Dataset extract -
▬▬▬
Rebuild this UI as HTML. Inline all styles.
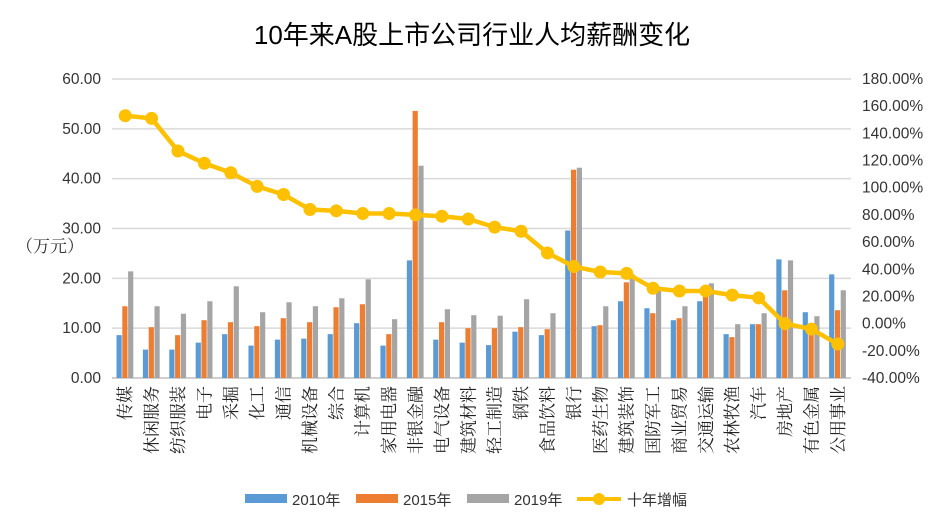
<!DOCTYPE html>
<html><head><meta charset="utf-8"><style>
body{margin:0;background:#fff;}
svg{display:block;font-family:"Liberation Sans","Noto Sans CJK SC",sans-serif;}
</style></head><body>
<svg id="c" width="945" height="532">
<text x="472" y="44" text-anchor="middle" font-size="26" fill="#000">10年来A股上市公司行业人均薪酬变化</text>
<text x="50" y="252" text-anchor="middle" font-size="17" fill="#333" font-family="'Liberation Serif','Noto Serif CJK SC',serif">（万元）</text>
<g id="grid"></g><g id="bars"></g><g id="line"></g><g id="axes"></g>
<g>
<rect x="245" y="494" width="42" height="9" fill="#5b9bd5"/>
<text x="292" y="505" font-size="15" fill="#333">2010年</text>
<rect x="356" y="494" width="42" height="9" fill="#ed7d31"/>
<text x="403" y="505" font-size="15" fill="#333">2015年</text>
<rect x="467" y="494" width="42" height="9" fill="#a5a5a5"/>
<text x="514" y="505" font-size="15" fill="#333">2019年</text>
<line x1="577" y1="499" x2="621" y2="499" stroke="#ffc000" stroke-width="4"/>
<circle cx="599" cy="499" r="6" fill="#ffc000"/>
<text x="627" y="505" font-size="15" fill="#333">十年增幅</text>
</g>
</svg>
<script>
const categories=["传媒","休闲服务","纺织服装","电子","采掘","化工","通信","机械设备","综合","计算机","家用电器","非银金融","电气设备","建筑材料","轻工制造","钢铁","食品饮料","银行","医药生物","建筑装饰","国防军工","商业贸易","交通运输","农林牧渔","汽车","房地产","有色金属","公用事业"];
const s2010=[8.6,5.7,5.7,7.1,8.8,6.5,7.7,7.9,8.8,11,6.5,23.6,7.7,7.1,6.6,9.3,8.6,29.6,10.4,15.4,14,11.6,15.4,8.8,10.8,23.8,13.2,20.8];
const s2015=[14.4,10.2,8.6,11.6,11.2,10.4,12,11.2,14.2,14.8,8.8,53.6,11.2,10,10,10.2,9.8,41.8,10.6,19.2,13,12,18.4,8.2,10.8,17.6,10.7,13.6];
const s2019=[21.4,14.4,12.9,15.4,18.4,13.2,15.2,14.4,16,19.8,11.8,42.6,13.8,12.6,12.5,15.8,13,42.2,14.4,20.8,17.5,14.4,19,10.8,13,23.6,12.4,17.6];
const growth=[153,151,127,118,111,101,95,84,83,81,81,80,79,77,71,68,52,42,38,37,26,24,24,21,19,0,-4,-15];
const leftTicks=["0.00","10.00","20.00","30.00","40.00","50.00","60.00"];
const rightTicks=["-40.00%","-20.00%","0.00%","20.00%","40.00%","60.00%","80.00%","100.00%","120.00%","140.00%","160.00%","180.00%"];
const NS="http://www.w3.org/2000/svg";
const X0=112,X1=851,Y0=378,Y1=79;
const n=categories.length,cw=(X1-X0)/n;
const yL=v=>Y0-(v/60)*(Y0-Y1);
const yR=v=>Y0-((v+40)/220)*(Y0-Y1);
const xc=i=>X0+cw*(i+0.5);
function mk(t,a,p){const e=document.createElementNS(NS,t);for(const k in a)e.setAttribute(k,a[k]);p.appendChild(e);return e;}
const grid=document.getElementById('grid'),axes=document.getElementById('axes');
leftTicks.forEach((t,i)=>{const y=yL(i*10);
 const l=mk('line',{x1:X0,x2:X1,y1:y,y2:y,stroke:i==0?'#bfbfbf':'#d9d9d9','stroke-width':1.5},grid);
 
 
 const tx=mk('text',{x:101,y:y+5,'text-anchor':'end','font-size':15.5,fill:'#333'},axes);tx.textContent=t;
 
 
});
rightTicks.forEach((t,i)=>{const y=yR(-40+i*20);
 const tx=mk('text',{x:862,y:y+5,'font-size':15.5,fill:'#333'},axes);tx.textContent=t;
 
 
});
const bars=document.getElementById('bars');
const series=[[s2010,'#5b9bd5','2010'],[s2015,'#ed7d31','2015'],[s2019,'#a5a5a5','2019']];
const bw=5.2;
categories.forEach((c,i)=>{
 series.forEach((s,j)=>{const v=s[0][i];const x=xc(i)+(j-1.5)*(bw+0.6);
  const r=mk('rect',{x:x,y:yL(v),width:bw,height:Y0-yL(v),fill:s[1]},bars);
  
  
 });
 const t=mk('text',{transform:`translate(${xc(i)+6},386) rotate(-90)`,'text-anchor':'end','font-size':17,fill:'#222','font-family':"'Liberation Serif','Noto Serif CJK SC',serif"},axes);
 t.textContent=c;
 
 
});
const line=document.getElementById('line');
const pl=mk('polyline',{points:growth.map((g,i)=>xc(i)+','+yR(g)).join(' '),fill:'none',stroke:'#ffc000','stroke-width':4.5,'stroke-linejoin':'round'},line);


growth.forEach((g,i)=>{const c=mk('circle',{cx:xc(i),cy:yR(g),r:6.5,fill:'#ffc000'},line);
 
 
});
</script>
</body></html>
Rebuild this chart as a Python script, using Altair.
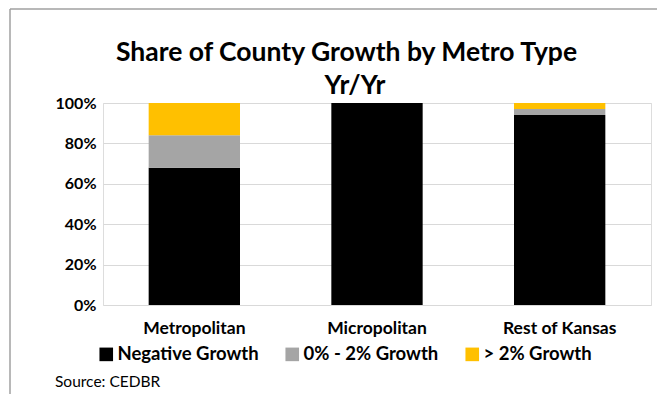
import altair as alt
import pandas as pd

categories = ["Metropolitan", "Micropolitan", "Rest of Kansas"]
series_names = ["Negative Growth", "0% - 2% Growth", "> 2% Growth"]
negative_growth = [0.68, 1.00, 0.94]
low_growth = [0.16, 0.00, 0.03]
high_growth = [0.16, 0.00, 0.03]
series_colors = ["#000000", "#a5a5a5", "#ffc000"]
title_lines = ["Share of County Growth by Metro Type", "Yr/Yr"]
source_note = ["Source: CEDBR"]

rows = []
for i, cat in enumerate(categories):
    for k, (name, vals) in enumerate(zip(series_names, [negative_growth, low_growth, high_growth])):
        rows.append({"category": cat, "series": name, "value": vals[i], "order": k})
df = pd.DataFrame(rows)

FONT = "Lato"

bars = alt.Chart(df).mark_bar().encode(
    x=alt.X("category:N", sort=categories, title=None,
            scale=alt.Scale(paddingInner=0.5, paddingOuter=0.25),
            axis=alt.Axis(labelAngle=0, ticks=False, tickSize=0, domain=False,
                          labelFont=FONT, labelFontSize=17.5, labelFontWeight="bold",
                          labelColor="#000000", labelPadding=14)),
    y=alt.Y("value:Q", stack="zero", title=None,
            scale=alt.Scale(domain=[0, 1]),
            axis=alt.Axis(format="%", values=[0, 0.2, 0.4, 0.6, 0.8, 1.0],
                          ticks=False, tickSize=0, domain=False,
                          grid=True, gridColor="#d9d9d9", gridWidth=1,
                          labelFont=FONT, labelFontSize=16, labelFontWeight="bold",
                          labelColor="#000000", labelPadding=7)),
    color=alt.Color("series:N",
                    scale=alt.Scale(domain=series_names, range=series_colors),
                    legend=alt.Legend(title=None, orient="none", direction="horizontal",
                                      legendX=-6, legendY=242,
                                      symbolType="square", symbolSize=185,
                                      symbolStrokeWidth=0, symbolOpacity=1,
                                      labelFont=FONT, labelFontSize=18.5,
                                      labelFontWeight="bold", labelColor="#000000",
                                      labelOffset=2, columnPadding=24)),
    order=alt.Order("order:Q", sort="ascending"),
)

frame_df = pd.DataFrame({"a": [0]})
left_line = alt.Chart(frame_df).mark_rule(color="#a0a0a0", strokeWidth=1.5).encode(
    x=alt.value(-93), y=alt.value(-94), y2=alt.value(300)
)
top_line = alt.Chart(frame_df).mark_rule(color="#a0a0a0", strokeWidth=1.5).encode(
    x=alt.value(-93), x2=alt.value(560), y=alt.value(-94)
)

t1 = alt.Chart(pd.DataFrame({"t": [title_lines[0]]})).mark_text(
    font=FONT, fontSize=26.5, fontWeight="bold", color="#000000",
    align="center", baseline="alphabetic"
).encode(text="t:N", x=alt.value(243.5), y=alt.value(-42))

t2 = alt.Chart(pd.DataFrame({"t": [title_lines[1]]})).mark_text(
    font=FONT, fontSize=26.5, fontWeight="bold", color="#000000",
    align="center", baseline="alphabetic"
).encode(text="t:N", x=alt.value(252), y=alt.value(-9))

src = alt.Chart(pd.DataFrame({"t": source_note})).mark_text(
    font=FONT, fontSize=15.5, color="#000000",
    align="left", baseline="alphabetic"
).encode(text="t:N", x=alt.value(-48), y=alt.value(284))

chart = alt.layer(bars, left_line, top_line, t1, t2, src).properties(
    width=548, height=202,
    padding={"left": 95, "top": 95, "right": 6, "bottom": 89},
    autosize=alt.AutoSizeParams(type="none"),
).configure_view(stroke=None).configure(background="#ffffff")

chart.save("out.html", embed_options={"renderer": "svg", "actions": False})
▬▬▬
Your goal -
Transcribe, leaving out pictures, each line from the one containing "Rebuild this chart" through the one containing "import pandas as pd".

Worked answer -
Rebuild this chart as a Python script, using Altair.
import altair as alt
import pandas as pd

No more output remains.